API: DataFrameGroupBy column subset selection with single list? · Issue #23566 · pandas-dev/pandas (original) (raw)
I wouldn't be surprised if there is already an issue about this, but couldn't directly find one.
When doing a subselection of columns on a DataFrameGroupBy object, both a plain list (so a tuple within the __getitem__
[] brackets) as the double square brackets (a list inside the __getitem__
[] brackets) seems to work:
In [6]: df = pd.DataFrame(np.random.randint(10, size=(10, 4)), columns=['a', 'b', 'c', 'd'])

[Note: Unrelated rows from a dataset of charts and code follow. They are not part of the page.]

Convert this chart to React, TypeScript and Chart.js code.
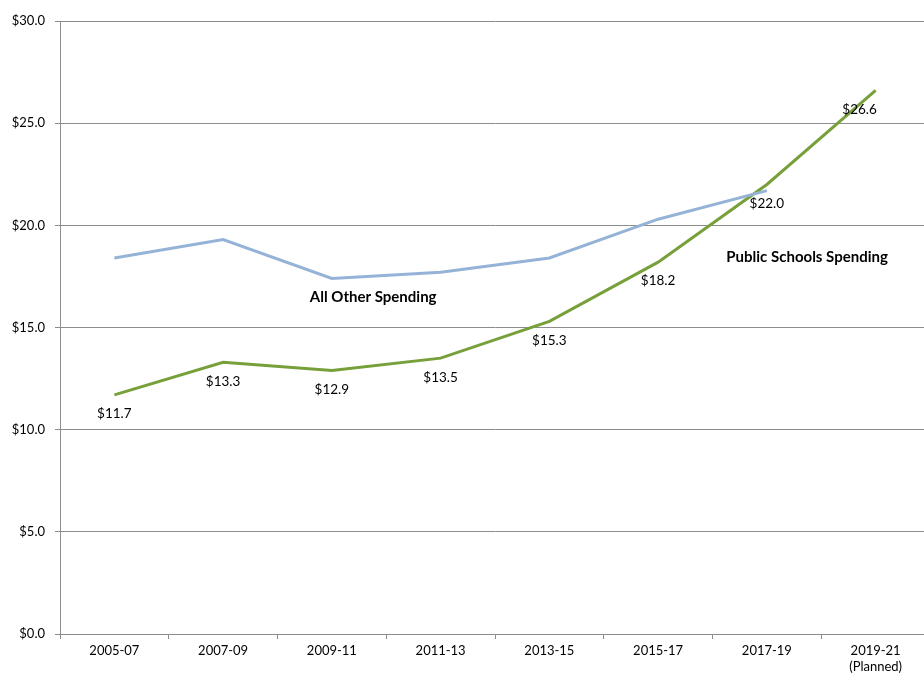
import React, { useEffect, useRef } from "react";
import { Chart, registerables } from "chart.js";

Chart.register(...registerables);

const categories = ["2005-07", "2007-09", "2009-11", "2011-13", "2013-15", "2015-17", "2017-19", ["2019-21", "(Planned)"]];
const allOtherSpending = [18.4, 19.3, 17.4, 17.7, 18.4, 20.3, 21.7, null];
const publicSchoolsSpending = [11.7, 13.3, 12.9, 13.5, 15.3, 18.2, 22.0, 26.6];
const annotations = [
  { text: "All Other Spending", x: 2.38, y: 16.5 },
  { text: "Public Schools Spending", x: 6.37, y: 18.45 },
];

const FONT = "Lato, 'Open Sans', sans-serif";

const labelPlugin = {
  id: "labels",
  afterDatasetsDraw(chart: any) {
    const ctx = chart.ctx;
    const meta = chart.getDatasetMeta(1);
    ctx.save();
    ctx.font = `13.5px ${FONT}`;
    ctx.fillStyle = "#000";
    ctx.textAlign = "center";
    ctx.textBaseline = "middle";
    meta.data.forEach((pt: any, i: number) => {
      const v = publicSchoolsSpending[i];
      const dx = i === publicSchoolsSpending.length - 1 ? -16 : 0;
      ctx.fillText(`$${v.toFixed(1)}`, pt.x + dx, pt.y + 19);
    });
    ctx.font = `bold 15px ${FONT}`;
    const xs = chart.scales.x;
    const ys = chart.scales.y;
    annotations.forEach((a) => {
      const px = xs.getPixelForValue(0) + a.x * (xs.getPixelForValue(1) - xs.getPixelForValue(0));
      ctx.fillText(a.text, px, ys.getPixelForValue(a.y));
    });
    ctx.restore();
  },
};

export default function App() {
  const ref = useRef<HTMLCanvasElement>(null);
  useEffect(() => {
    const chart = new Chart(ref.current!, {
      type: "line",
      data: {
        labels: categories as any,
        datasets: [
          {
            label: "All Other Spending",
            data: allOtherSpending,
            borderColor: "#95B3D7",
            borderWidth: 3,
            pointRadius: 0,
            tension: 0,
            spanGaps: false,
          },
          {
            label: "Public Schools Spending",
            data: publicSchoolsSpending,
            borderColor: "#77A03A",
            borderWidth: 3,
            pointRadius: 0,
            tension: 0,
          },
        ],
      },
      options: {
        animation: false,
        responsive: false,
        maintainAspectRatio: false,
        layout: { padding: { top: 21, right: 0, left: 0, bottom: 0 } },
        plugins: { legend: { display: false }, tooltip: { enabled: false } },
        scales: {
          x: {
            offset: true,
            grid: { offset: true, drawOnChartArea: false, color: "#8c8c8c", tickLength: 5 },
            border: { color: "#8c8c8c", width: 1 },
            ticks: { color: "#000", font: { family: FONT, size: 13 }, maxRotation: 0, padding: 4 },
            afterFit: (s: any) => { s.height = 47; },
          },
          y: {
            min: 0,
            max: 30,
            ticks: {
              stepSize: 5,
              color: "#000",
              font: { family: FONT, size: 13 },
              padding: 10,
              callback: (v: any) => `$${Number(v).toFixed(1)}`,
            },
            grid: { color: "#8c8c8c", tickLength: 5 },
            border: { color: "#8c8c8c", width: 1 },
            afterFit: (s: any) => { s.width = 60; },
          },
        },
      },
      plugins: [labelPlugin],
    });
    return () => chart.destroy();
  }, []);
  return (
    <div style={{ position: "fixed", left: 0, top: 0, width: 924, height: 681, overflow: "hidden", background: "#fff" }}>
      <canvas ref={ref} width={930} height={681} style={{ display: "block" }} />
    </div>
  );
}
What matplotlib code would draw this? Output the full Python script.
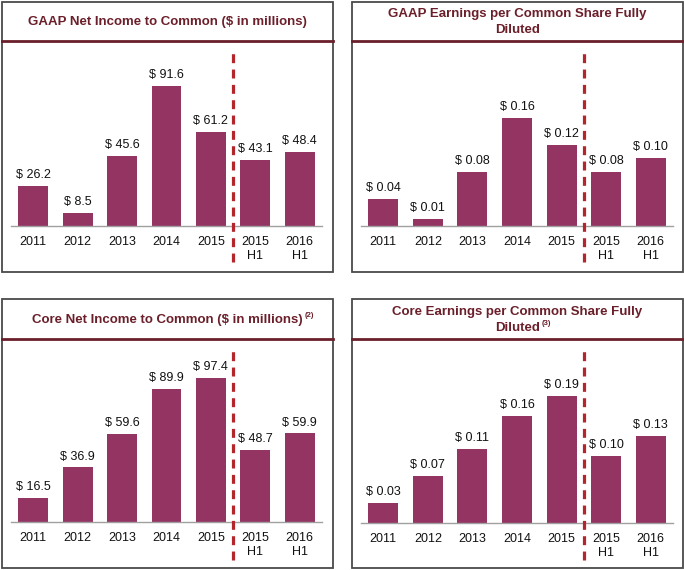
import matplotlib
matplotlib.use("Agg")
import matplotlib.pyplot as plt
from matplotlib.patches import Rectangle
from matplotlib.lines import Line2D

plt.rcParams['font.family'] = ['Liberation Sans', 'DejaVu Sans']

categories = ['2011', '2012', '2013', '2014', '2015', '2015\nH1', '2016\nH1']
gaap_net_income = [26.2, 8.5, 45.6, 91.6, 61.2, 43.1, 48.4]
gaap_eps = [0.04, 0.01, 0.08, 0.16, 0.12, 0.08, 0.10]
core_net_income = [16.5, 36.9, 59.6, 89.9, 97.4, 48.7, 59.9]
core_eps = [0.03, 0.07, 0.11, 0.16, 0.19, 0.10, 0.13]

titles = [['GAAP Net Income to Common ($ in millions)'],
          ['GAAP Earnings per Common Share Fully', 'Diluted'],
          ['Core Net Income to Common ($ in millions)'],
          ['Core Earnings per Common Share Fully', 'Diluted']]
superscripts = [None, None, '(2)', '(3)']

W, H = 684, 570
BAR = '#943462'
TITLE_C = '#6B1F2A'
DASH_C = '#B3262B'

fig = plt.figure(figsize=(W / 100, H / 100), dpi=100)


def fx(x):
    return x / W


def fy(y):
    return 1 - y / H


panels = [
    dict(box=(2, 2, 333, 272), ty=[22], ly=41, ax=(11, 322, 50, 226), ylim=115, dash=(52, 262),
         data=gaap_net_income, fmt='$ {:.1f}'),
    dict(box=(352, 2, 683, 272), ty=[14, 30], ly=41, ax=(361, 673, 50, 226), ylim=0.260, dash=(52, 262),
         data=gaap_eps, fmt='$ {:.2f}'),
    dict(box=(2, 299, 333, 568), ty=[320], ly=339, ax=(11, 322, 348, 522), ylim=117.6, dash=(348, 560),
         data=core_net_income, fmt='$ {:.1f}'),
    dict(box=(352, 299, 683, 568), ty=[312, 328], ly=339, ax=(361, 673, 348, 523), ylim=0.261, dash=(348, 560),
         data=core_eps, fmt='$ {:.2f}'),
]

renderer = fig.canvas.get_renderer()

for p, lines, sup in zip(panels, titles, superscripts):
    bx0, by0, bx1, by1 = p['box']
    fig.patches.append(Rectangle((fx(bx0), fy(by1)), fx(bx1) - fx(bx0), fy(by0) - fy(by1),
                                 transform=fig.transFigure, fill=False,
                                 edgecolor='#4a4a4a', linewidth=1.3))
    fig.lines.append(Line2D([fx(bx0), fx(bx1)], [fy(p['ly']), fy(p['ly'])],
                            transform=fig.transFigure, color=TITLE_C, linewidth=2))
    last = None
    for line, ty in zip(lines, p['ty']):
        last = fig.text(fx((bx0 + bx1) / 2), fy(ty), line, ha='center', va='center',
                        fontsize=9.5, fontweight='bold', color=TITLE_C)
    if sup:
        bb = last.get_window_extent(renderer)
        fig.text((bb.x1 + 1.5) / W, (bb.y0 + 7) / H, sup, fontsize=5.5, fontweight='bold',
                 color=TITLE_C, ha='left', va='bottom')

    ax0, ax1, aytop, aybase = p['ax']
    ax = fig.add_axes([fx(ax0), fy(aybase), fx(ax1) - fx(ax0), fy(aytop) - fy(aybase)])
    xs = list(range(len(categories)))
    ax.bar(xs, p['data'], width=0.67, color=BAR, zorder=2)
    for x, v in zip(xs, p['data']):
        ax.annotate(p['fmt'].format(v), (x, v), xytext=(0, 3.5), textcoords='offset points',
                    ha='center', va='bottom', fontsize=9, color='#111111')
    ax.set_xlim(-0.5, len(categories) - 0.5)
    ax.set_ylim(0, p['ylim'])
    ax.set_xticks(xs)
    ax.set_xticklabels(categories, fontsize=9, linespacing=1.25, color='#111111')
    ax.tick_params(axis='x', length=0, pad=7)
    ax.set_yticks([])
    for s in ['top', 'right', 'left']:
        ax.spines[s].set_visible(False)
    ax.spines['bottom'].set_color('#A0A0A0')
    ax.spines['bottom'].set_linewidth(1)
    ax.patch.set_alpha(0)
    dtop, dbot = p['dash']
    h_px = aybase - aytop
    ax.axvline(4.5, ymin=(aybase - dbot) / h_px, ymax=(aybase - dtop) / h_px, color=DASH_C,
               linewidth=2.3, linestyle=(0, (2.8, 2.0)), clip_on=False, zorder=3)

fig.savefig('out.png', dpi=100)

In [8]: df.groupby('a').sum()
Out[8]:
b c d
a
0 0 5 7
3 18 6 12
4 16 6 9
6 10 11 11
9 3 3 0
In [9]: df.groupby('a')['b', 'c'].sum()
Out[9]:
b c
a
0 0 5
3 18 6
4 16 6
6 10 11
9 3 3
In [10]: df.groupby('a')[['b', 'c']].sum()
Out[10]:
b c
a
0 0 5
3 18 6
4 16 6
6 10 11
9 3 3
Personally I find this df.groupby('a')['b', 'c'].sum()
a bit strange, and inconsistent with how DataFrame indexing works.
Of course, on a DataFrameGroupBy you don't have the possible confusion with indexing multiple dimensions (rows, columns), but still.